* _Given data_:
"""
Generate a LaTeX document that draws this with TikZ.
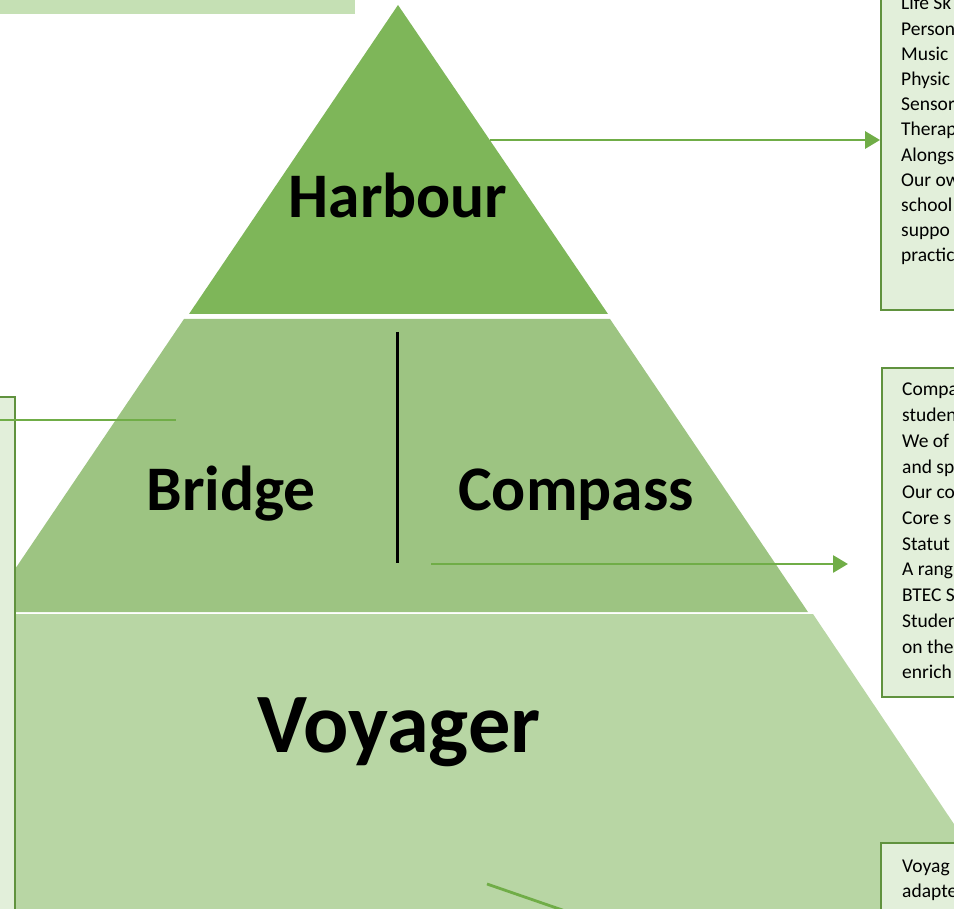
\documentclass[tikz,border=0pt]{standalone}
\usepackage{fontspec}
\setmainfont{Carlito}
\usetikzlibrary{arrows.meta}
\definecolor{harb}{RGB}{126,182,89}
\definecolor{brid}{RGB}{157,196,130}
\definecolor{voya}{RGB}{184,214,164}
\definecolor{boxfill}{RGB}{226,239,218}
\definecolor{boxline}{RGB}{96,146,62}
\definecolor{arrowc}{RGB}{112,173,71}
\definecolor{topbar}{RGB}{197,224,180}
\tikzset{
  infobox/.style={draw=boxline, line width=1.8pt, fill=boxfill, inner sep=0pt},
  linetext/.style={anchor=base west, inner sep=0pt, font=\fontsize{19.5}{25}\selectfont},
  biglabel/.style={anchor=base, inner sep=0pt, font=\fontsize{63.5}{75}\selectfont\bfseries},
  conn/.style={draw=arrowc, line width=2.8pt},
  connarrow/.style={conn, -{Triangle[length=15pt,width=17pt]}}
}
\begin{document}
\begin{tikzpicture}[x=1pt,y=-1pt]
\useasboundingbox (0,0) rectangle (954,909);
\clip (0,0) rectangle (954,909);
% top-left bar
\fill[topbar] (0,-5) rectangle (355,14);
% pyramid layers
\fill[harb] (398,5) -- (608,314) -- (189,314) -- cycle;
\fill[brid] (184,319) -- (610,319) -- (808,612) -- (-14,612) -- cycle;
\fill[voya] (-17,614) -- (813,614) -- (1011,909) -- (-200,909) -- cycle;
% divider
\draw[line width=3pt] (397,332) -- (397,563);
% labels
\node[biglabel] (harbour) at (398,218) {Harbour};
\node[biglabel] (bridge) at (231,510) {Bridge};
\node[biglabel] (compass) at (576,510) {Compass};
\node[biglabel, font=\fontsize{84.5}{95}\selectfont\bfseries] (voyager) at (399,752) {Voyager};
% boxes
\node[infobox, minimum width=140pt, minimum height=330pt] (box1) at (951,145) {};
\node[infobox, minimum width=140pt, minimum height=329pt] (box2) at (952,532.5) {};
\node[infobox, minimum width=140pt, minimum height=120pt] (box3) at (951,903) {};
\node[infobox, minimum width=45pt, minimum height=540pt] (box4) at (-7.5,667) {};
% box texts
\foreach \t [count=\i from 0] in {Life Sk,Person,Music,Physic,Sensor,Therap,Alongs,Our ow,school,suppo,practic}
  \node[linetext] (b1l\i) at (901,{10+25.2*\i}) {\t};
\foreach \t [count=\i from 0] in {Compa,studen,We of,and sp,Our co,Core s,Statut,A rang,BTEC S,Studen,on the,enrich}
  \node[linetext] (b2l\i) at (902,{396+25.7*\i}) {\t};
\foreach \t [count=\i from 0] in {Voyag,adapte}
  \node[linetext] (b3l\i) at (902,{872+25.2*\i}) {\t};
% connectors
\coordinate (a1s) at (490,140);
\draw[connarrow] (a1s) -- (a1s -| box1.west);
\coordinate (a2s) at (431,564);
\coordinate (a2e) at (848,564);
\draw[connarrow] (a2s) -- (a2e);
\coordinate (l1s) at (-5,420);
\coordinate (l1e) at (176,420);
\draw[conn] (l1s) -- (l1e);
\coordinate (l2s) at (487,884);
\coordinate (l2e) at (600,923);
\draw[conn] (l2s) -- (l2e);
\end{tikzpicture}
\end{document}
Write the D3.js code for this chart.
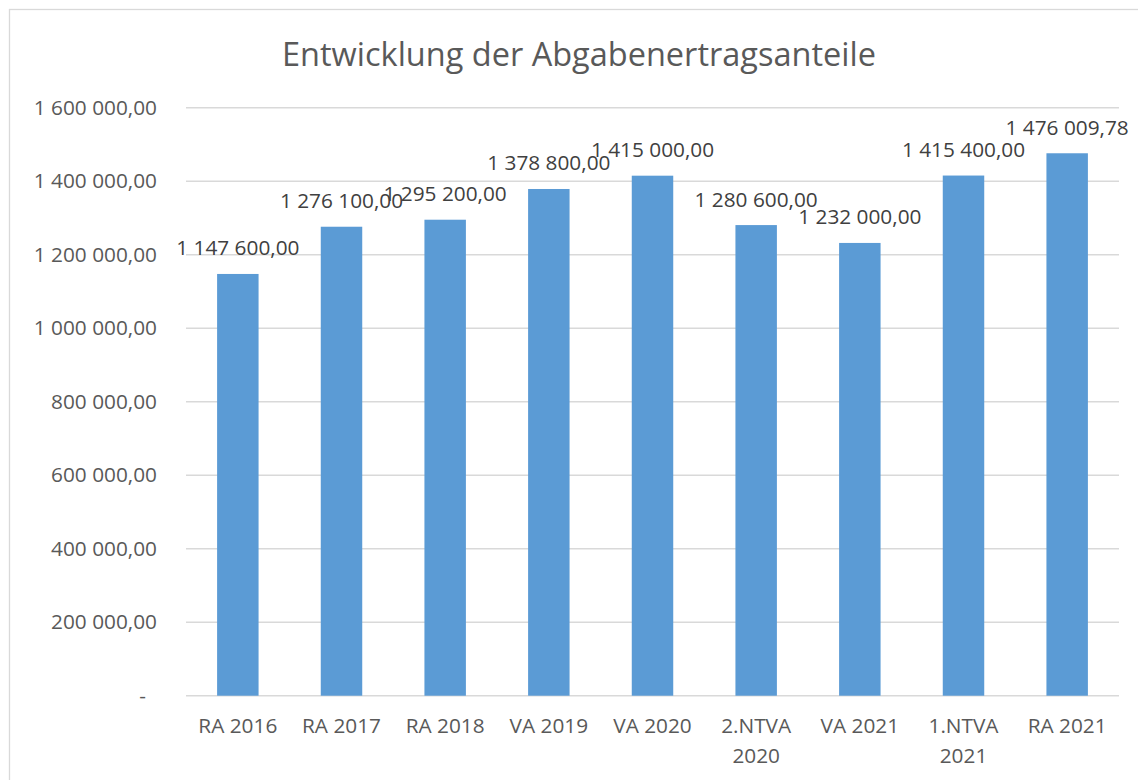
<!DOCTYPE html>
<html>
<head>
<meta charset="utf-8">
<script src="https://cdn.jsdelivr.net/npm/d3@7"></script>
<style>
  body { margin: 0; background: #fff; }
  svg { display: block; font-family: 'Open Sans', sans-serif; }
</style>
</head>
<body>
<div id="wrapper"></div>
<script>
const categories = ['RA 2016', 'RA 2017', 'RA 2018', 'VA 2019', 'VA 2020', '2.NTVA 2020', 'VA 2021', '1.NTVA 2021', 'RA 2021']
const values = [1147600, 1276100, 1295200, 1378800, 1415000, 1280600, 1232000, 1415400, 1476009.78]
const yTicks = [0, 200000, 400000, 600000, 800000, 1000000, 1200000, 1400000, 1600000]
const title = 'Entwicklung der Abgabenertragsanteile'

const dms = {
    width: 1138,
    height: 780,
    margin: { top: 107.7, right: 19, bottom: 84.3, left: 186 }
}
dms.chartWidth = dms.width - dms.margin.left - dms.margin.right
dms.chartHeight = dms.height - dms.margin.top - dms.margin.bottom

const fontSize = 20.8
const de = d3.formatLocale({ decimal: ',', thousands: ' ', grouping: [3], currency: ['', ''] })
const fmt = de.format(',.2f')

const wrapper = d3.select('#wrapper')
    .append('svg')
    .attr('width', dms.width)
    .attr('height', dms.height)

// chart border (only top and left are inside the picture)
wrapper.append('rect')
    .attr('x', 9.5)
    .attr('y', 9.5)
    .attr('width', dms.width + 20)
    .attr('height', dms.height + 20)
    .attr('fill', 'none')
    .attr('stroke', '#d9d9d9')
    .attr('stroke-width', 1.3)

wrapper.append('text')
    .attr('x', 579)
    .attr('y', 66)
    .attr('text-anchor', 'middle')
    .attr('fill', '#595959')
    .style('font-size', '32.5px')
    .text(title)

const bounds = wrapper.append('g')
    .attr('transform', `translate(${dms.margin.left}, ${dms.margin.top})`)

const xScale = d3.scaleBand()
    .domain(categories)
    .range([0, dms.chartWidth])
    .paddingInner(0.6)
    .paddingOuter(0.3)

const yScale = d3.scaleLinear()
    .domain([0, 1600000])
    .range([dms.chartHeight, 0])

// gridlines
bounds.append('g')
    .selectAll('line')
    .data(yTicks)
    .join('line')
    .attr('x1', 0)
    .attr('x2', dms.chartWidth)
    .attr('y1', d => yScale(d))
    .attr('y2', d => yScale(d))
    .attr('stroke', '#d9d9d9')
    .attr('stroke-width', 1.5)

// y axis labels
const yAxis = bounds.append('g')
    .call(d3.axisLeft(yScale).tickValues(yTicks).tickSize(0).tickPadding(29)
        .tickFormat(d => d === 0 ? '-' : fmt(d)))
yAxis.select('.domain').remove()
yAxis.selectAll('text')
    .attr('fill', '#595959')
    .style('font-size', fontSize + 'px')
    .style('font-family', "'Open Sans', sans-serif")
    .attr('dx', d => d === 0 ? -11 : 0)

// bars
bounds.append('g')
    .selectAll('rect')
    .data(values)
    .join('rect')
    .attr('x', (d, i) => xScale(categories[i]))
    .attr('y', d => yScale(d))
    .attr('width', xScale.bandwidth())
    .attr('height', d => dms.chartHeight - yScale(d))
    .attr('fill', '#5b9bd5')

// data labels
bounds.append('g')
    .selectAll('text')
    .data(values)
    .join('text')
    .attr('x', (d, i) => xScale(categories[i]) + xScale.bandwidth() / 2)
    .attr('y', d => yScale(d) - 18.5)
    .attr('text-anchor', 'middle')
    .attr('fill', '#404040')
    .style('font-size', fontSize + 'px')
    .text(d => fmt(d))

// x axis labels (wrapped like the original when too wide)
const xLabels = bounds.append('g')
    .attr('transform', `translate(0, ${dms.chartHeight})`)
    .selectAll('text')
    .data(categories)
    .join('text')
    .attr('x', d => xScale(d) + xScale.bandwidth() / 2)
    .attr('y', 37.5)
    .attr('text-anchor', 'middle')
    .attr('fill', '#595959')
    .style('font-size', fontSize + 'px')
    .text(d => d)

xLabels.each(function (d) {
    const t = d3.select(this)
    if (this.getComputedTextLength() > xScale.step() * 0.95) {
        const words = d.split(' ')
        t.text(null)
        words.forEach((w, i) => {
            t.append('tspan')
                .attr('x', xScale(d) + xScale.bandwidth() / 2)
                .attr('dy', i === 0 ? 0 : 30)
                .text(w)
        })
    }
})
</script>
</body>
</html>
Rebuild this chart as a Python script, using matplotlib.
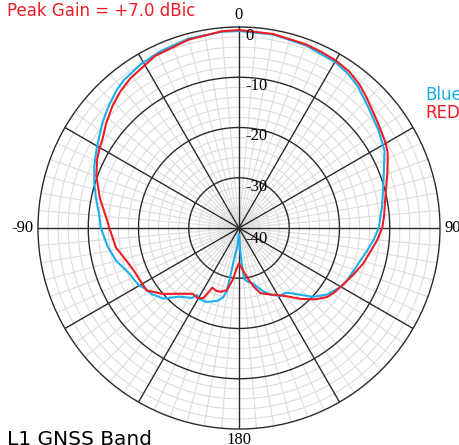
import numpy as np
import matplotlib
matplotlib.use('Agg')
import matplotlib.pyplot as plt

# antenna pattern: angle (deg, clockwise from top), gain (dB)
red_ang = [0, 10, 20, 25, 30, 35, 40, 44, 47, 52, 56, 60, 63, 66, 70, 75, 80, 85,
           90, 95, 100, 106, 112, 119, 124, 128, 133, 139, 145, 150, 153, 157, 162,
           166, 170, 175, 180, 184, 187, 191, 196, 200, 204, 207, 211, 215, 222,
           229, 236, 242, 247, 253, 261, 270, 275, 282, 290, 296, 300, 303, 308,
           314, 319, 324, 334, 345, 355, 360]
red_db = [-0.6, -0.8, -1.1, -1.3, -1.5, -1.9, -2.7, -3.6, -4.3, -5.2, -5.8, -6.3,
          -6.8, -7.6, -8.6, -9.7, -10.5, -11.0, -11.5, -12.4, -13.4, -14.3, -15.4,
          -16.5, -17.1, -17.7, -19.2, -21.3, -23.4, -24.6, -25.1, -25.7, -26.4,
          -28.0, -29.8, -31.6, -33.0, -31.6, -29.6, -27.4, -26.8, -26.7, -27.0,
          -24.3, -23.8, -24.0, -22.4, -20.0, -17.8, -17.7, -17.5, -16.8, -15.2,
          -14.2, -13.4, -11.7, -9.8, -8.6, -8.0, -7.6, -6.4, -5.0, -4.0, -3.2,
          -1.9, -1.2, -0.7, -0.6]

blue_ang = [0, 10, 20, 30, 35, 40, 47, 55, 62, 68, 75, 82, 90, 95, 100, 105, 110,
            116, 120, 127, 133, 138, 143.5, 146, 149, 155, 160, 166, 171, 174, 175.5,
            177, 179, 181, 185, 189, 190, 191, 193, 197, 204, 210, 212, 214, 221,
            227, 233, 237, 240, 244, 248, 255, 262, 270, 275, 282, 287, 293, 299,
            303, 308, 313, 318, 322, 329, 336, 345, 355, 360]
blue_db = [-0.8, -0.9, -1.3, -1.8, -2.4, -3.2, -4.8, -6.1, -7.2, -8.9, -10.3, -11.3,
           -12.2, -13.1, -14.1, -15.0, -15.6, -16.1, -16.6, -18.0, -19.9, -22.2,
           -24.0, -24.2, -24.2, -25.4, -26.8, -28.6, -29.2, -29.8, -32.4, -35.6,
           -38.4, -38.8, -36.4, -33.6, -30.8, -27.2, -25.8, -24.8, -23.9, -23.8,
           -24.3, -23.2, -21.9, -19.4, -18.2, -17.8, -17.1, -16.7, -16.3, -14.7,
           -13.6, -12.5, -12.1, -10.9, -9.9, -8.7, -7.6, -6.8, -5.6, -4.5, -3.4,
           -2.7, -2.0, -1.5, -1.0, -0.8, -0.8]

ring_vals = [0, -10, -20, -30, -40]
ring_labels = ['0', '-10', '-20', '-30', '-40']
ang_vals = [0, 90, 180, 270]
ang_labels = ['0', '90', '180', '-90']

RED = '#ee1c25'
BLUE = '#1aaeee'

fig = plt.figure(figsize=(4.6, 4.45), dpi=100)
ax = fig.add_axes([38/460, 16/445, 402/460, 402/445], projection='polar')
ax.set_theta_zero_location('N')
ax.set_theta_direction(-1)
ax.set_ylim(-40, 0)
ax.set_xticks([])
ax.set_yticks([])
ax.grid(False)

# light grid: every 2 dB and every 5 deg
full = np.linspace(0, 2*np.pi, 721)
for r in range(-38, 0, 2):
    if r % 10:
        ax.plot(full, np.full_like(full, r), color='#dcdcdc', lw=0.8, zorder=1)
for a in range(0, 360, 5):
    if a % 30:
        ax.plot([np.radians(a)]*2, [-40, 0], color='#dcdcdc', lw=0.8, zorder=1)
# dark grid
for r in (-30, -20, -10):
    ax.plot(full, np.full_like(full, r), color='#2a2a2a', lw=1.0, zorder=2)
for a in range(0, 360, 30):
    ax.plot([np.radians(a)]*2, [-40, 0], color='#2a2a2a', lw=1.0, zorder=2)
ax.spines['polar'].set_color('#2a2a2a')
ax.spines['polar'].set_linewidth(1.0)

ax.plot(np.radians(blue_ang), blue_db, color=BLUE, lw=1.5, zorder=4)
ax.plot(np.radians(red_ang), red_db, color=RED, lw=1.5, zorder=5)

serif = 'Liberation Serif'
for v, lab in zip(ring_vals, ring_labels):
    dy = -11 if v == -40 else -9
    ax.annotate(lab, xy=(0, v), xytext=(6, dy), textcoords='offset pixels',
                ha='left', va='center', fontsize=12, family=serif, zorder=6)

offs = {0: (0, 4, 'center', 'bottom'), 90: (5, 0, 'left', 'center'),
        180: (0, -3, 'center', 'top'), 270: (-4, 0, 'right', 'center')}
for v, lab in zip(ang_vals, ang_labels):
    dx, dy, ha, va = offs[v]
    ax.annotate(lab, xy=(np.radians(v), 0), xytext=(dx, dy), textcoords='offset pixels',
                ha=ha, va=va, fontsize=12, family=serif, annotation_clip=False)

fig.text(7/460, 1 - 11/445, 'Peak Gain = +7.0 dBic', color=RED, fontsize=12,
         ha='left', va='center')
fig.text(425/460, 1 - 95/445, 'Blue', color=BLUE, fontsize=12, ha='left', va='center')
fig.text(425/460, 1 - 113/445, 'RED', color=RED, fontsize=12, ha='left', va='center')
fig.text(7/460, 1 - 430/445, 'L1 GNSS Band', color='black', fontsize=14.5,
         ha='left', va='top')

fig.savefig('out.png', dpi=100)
"""
* _Instructions to follow_:
From the line containing "Rebuild this chart" through the line containing "import matplotlib.pyplot as plt", copy every line above exactly, without pictures.

* _Answer below_:
Rebuild this chart as a Python script, using matplotlib.
import numpy as np
import matplotlib
matplotlib.use('Agg')
import matplotlib.pyplot as plt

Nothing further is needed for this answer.